Australien hingegen hofft, mehr Zucker in die USA exportieren zu können. »Man kann den Zuckerexport in die USA nicht von jetzt auf gleich von 87 000 Tonnen auf 1,5 Millionen Tonnen ausweiten, aber wir könnten mehr schaffen, wenn uns ermöglicht wird, am Wachstum teilzuhaben«, erklärte Andrew Robb, dem die heimischen Zuckerproduzenten Druck machen. Der US-amerikanische Zuckermarkt gilt nämlich als Wachstumsbranche. Bisher kann Australien jedoch aufgrund eines Quotensystems nur 100 000 Tonnen des süßen Rohstoffs in die USA liefern. Die Bauern aus Down Under wollen, dass diese Quote im Rahmen des Abkommens auf über 500 000 Tonnen angehoben wird.

Als der größte Gewinner eines TPP-Abschlusses gilt das ärmste Land, das bei den Verhandlungen dabei ist: Vietnam. Falls das Abkommen noch kommt, könnte das Bruttoinlandsprodukt des Landes in den nächsten zehn Jahren um 30 Prozent steigen, hat das Peterson Institute for International Economics, ein US-Think Tank, ausgerechnet. Dies liegt vor allem an der Textil- und Schuhindustrie. Ein zoll- und quotenfreier Zugang zu den Märkten der anderen TPP-Länder wäre ein enormer Vorteil für Vietnam. Zudem hätte das Abkommen weitreichende Folgen für die von Staatsbetrieben dominierte Wirtschaft des Landes. In Vietnam würden auch die Menschenrechte durch das Abkommen gestärkt.

US-Präsident Barack Obama hatte versprochen, TPP würde »das fortschrittlichste Handelsabkommen der Geschichte« werden, wenn es um Arbeits- und Umweltstandards geht. Doch Vietnam kennt bislang keine unabhängigen Gewerkschaften. Schwierigkeiten mit Arbeitnehmerrechten hat zudem das muslimische Sultanat Brunei. Ein Abschluss wäre folglich ein Gewinn für die Arbeiter in diesen Ländern. Bei den Umweltstandards ist insbesondere Peru unter Druck. Dort steht die Abholzung des Regenwalds in der Kritik.

Eine Herausforderung ist der Freihandelsdeal zudem für Malaysia. Das Land bevorzugt systematisch ethnische Malayen zu Lasten der chinesisch- und indischstämmigen Malaysier. Dies gilt insbesondere für Staatsbetriebe und Staatsaufträge. Hier greift wiederum das TPP-Kapitel zu Staatsunternehmen, das die Abschaffung solcher Sonderbehandlung einzelner Gruppen verlangt. Doch in Malaysia ist die Regierung wegen eines Korruptionsskandals angeschlagen. Es bleibt daher abzuwarten, ob die Regierung in Kuala Lumpur sich traut, die Privilegien der Malaien zu beschneiden.

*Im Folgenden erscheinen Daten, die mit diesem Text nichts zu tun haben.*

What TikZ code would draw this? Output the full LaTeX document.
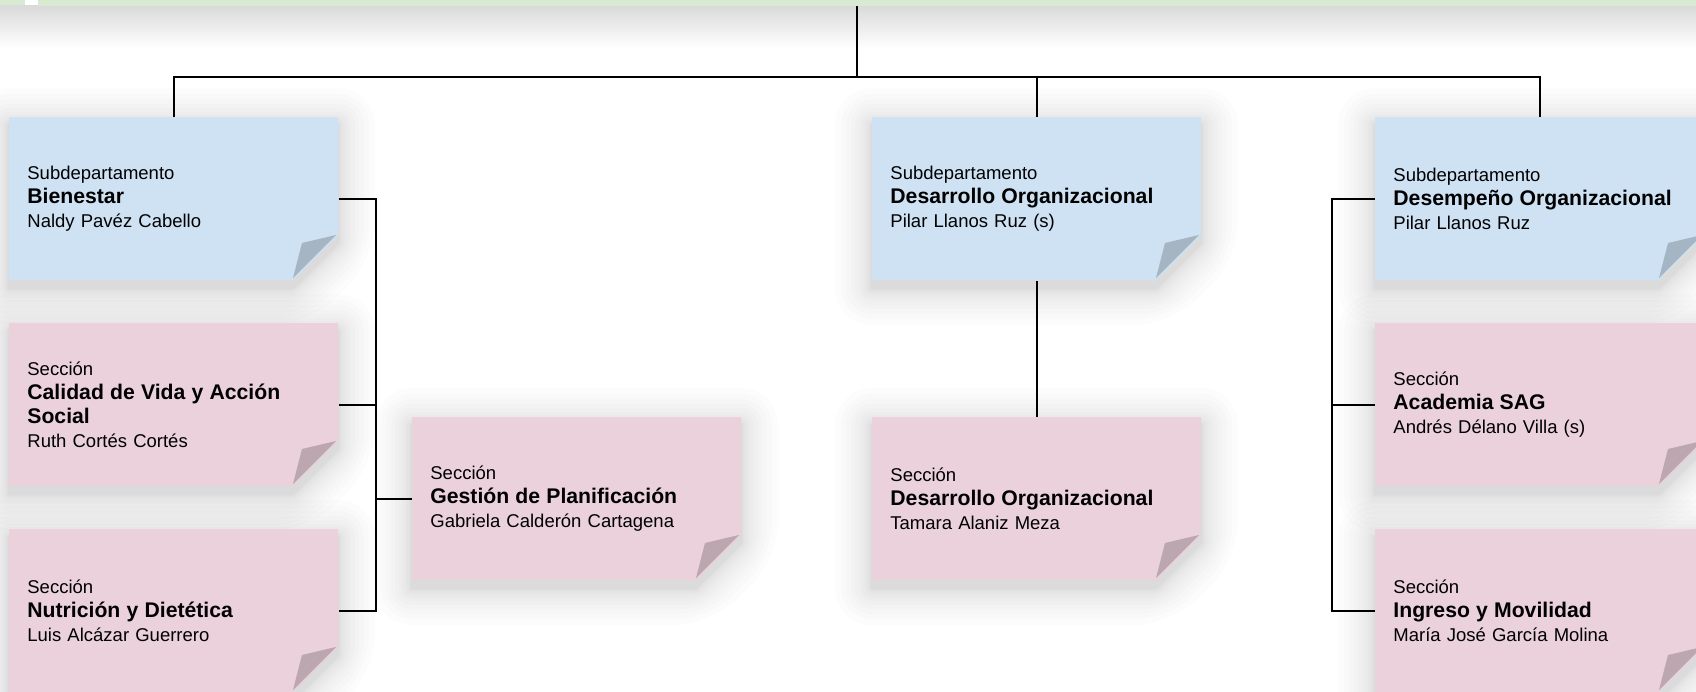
\documentclass[tikz,border=0pt]{standalone}
\usepackage{fontspec}
\setmainfont{Liberation Sans}
\usetikzlibrary{calc}
\pgfdeclarelayer{background}
\pgfsetlayers{background,main}
\definecolor{subblue}{HTML}{CFE2F3}
\definecolor{secpink}{HTML}{EAD1DC}
\definecolor{foldblue}{HTML}{A5B5C4}
\definecolor{foldpink}{HTML}{BCA6B0}
\definecolor{topgreen}{HTML}{D9EAD3}
\tikzset{
  cardnode/.style={rectangle, anchor=north west, minimum width=164.5pt, minimum height=81.5pt,
    text width=146.5pt, inner xsep=9pt, inner ysep=0pt, align=left,
    font=\fontsize{9.25}{12}\selectfont},
  shadowlayer/.style={fill=black, fill opacity=0.010},
  topbar/.style={rectangle, fill=topgreen, inner sep=0pt, anchor=south west},
  conn/.style={draw=black, line width=1pt},
}
\newcommand\cardtitle[1]{{\fontsize{10.6}{12}\selectfont\bfseries #1}}
\newcommand\orgcard[6]{%
  \begin{scope}[shift={(#2,#3)}]
    \begin{pgfonlayer}{background}
      \foreach \k in {1,2,3,5,7,10,13,17,21,26,31,37}{
        \fill[shadowlayer, rounded corners=\k*0.5pt]
          (-\k,-\k+8) -- (329+\k,-\k+8) -- (329+\k,126+0.414*\k)
          -- (284+0.414*\k,171+\k) -- (-\k,171+\k) -- cycle;
      }
      \fill[#4] (0,0) -- (329,0) -- (329,118) -- (284,163) -- (0,163) -- cycle;
      \fill[#5] (327,118) -- (293,126) -- (284,161) -- cycle;
    \end{pgfonlayer}
    \node[cardnode] (#1) at (0,0) {#6};
  \end{scope}}
\begin{document}
\begin{tikzpicture}[x=0.5pt, y=-0.5pt]
  \useasboundingbox (0,0) rectangle (1696,691);
  \begin{pgfonlayer}{background}
    \fill[white] (0,0) rectangle (1696,691);
    \shade[top color=black!15, bottom color=white] (0,5) rectangle (1696,48);
  \end{pgfonlayer}
  \node[topbar, minimum width=12.5pt, minimum height=5pt] (topb) at (0,5) {};
  \node[topbar, minimum width=829pt, minimum height=3pt] (top) at (38,6) {};

  \orgcard{bien}{9}{117}{subblue}{foldblue}{Subdepartamento\\\cardtitle{Bienestar}\\Naldy Pavéz Cabello}
  \orgcard{cal}{9}{323}{secpink}{foldpink}{Sección\\\cardtitle{Calidad de Vida y Acción}\\\cardtitle{Social}\\Ruth Cortés Cortés}
  \orgcard{nutr}{9}{529}{secpink}{foldpink}{Sección\\\cardtitle{Nutrición y Dietética}\\Luis Alcázar Guerrero}
  \orgcard{gest}{412}{417}{secpink}{foldpink}{Sección\\\cardtitle{Gestión de Planificación}\\Gabriela Calderón Cartagena}
  \orgcard{desa}{872}{117}{subblue}{foldblue}{Subdepartamento\\\cardtitle{Desarrollo Organizacional}\\Pilar Llanos Ruz (s)}
  \orgcard{desas}{872}{417}{secpink}{foldpink}{Sección\\\cardtitle{Desarrollo Organizacional}\\Tamara Alaniz Meza}
  \orgcard{desp}{1375}{117}{subblue}{foldblue}{Subdepartamento\\\cardtitle{Desempeño Organizacional}\\Pilar Llanos Ruz}
  \orgcard{acad}{1375}{323}{secpink}{foldpink}{Sección\\\cardtitle{Academia SAG}\\Andrés Délano Villa (s)}
  \orgcard{ingr}{1375}{529}{secpink}{foldpink}{Sección\\\cardtitle{Ingreso y Movilidad}\\María José García Molina}

  \coordinate (j) at (857,77);
  \coordinate (lb) at (376,0);
  \coordinate (rb) at (1332,0);
  \draw[conn] (top.south -| j) -- (j);
  \draw[conn] (bien.north) -- (bien.north |- j) -- (desp.north |- j) -- (desp.north);
  \draw[conn] (desa.north |- j) -- (desa.north);
  \draw[conn] (desa.south) -- (desas.north);
  \draw[conn] (bien.east) -- (bien.east -| lb) -- (nutr.east -| lb) -- (nutr.east);
  \draw[conn] (cal.east) -- (cal.east -| lb);
  \draw[conn] (gest.west) -- (gest.west -| lb);
  \draw[conn] (desp.west) -- (desp.west -| rb) -- (ingr.west -| rb) -- (ingr.west);
  \draw[conn] (acad.west) -- (acad.west -| rb);
\end{tikzpicture}
\end{document}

Wann die Verhandlungen weiter gehen werden, ist nicht bekannt. Gary Hufbauer vom Peterson Institute for International Economics mahnt zur Eile: »Ich glaube nicht, dass der Rückschlag in Hawaii tödlich ist, aber ich denke, sie sollten einen Abschluss bis Mitte August schaffen.« Manche Beobachter gehen jedoch davon aus, dass das nächste Treffen erst im November statt findet - nach den Wahlen in Kanada.

Der kanadische Handelsminister Ed Fast lehnt diese Idee aber ab. »Wenn sich unsere Partner wieder treffen, und ich hoffe dies ist sehr bald, wird Kanada wieder als konstruktiver Partner am Tisch sitzen«, erklärte Fast, der jedoch für seine harte Ablehnung der Öffnung des kanadischen Milchmarktes bei den Verhandlungen von der heimischen Gewerkschaft gelobt wird. Solange die Verhandlungen in der Schwebe sind, überschatten sie den Wahlkampf der konservativen Regierungspartei von Stephen Harper.